STOs - Converging The Modern & The Traditional In Finance

Security Token Offerings or STOs as they are commonly abbreviated, are observed to revolutionize investments and finance. STOs, with their tokenization-aspect, coupled with the mandatory compliance with regulatory authorities, are spearheading the convergence of traditional finance and the new technology of crypto tokens. STOs are, as the name suggests, tokens that represent an asset in a fragment. Unlike cryptocurrencies or crypto coins that have an inherent value, STOs derive their value from an underlying asset which is being tokenized. Security Token Offerings have all the credentials to qualify themselves as securities, (Including the passing of the Howey Test) and these credentials come at a cost of being under the scrutiny of regulatory bodies like the Securities and Exchanges Commission (SEC).

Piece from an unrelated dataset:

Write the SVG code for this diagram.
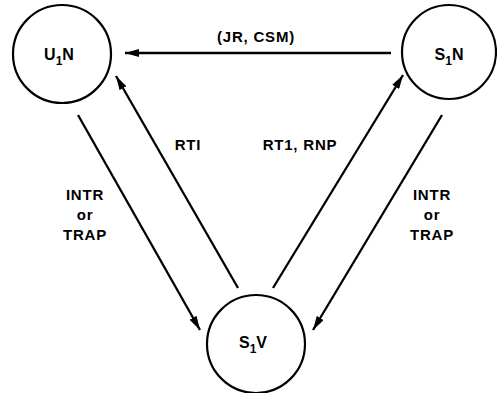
<svg xmlns="http://www.w3.org/2000/svg" width="497" height="393" viewBox="0 0 497 393">
<defs>
<style>
.node{fill:none;stroke:#000;stroke-width:2.2}
.edge{fill:none;stroke:#000;stroke-width:2.3}
text{font-family:"Liberation Sans",Arial,sans-serif;font-weight:bold;font-size:16px;fill:#000}
.lbl{font-size:15px;letter-spacing:0.8px}
.sub{font-size:12px}
</style>
<marker id="ah" viewBox="0 0 14 8" refX="14" refY="4" markerWidth="14" markerHeight="8" markerUnits="userSpaceOnUse" orient="auto">
<path d="M0,0 L14,4 L0,8 Z" fill="#000"/>
</marker>
</defs>
<rect width="497" height="393" fill="#fff"/>
<g id="edges">
<line class="edge" x1="391" y1="53" x2="125" y2="53" marker-end="url(#ah)"/>
<line class="edge" x1="78" y1="115" x2="200" y2="330" marker-end="url(#ah)"/>
<line class="edge" x1="238" y1="288" x2="116" y2="76" marker-end="url(#ah)"/>
<line class="edge" x1="273" y1="288" x2="403" y2="75" marker-end="url(#ah)"/>
<line class="edge" x1="442" y1="115" x2="313" y2="330" marker-end="url(#ah)"/>
<text class="lbl" x="256" y="42" text-anchor="middle">(JR, CSM)</text>
<text class="lbl" x="188" y="150" text-anchor="middle">RTI</text>
<text class="lbl" x="300" y="150" text-anchor="middle">RT1, RNP</text>
<text class="lbl" x="85" y="200" text-anchor="middle">INTR</text>
<text class="lbl" x="85" y="220" text-anchor="middle">or</text>
<text class="lbl" x="85" y="240" text-anchor="middle">TRAP</text>
<text class="lbl" x="432" y="200" text-anchor="middle">INTR</text>
<text class="lbl" x="432" y="220" text-anchor="middle">or</text>
<text class="lbl" x="432" y="240" text-anchor="middle">TRAP</text>
</g>
<g id="U1N">
<circle class="node" cx="62" cy="54" r="49"/>
<text x="59" y="60" text-anchor="middle">U<tspan class="sub" dy="5">1</tspan><tspan dy="-5">N</tspan></text>
</g>
<g id="S1N">
<circle class="node" cx="449" cy="52" r="47"/>
<text x="449" y="60" text-anchor="middle">S<tspan class="sub" dy="5">1</tspan><tspan dy="-5">N</tspan></text>
</g>
<g id="S1V">
<circle class="node" cx="256" cy="344" r="49"/>
<text x="253" y="348" text-anchor="middle">S<tspan class="sub" dy="5">1</tspan><tspan dy="-5">V</tspan></text>
</g>
</svg>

It is this requirement for compliance that makes STOs considerably immune to frauds. The precursor of the STO, Initial Coin Offerings, had changed the way crypto projects raised funds. However, with the increasing instances of scams, ICOs lost their luster of lucrativeness. With Security Token Offerings, however, the compliance plays an important role in keeping away malicious projects and investors. The convenience offered by ICOs in the first place, however, are not compromised - the global scope of seeking investments, the reduced transaction times, and the economization of the process by reducing the costs involved with middleman and intermediaries. This makes STOs a welcome evolution for fundraising and investing alike. It is expected that the financial world, much like the SEC, will endure, if not accommodate the Security Token Offerings and their advantages.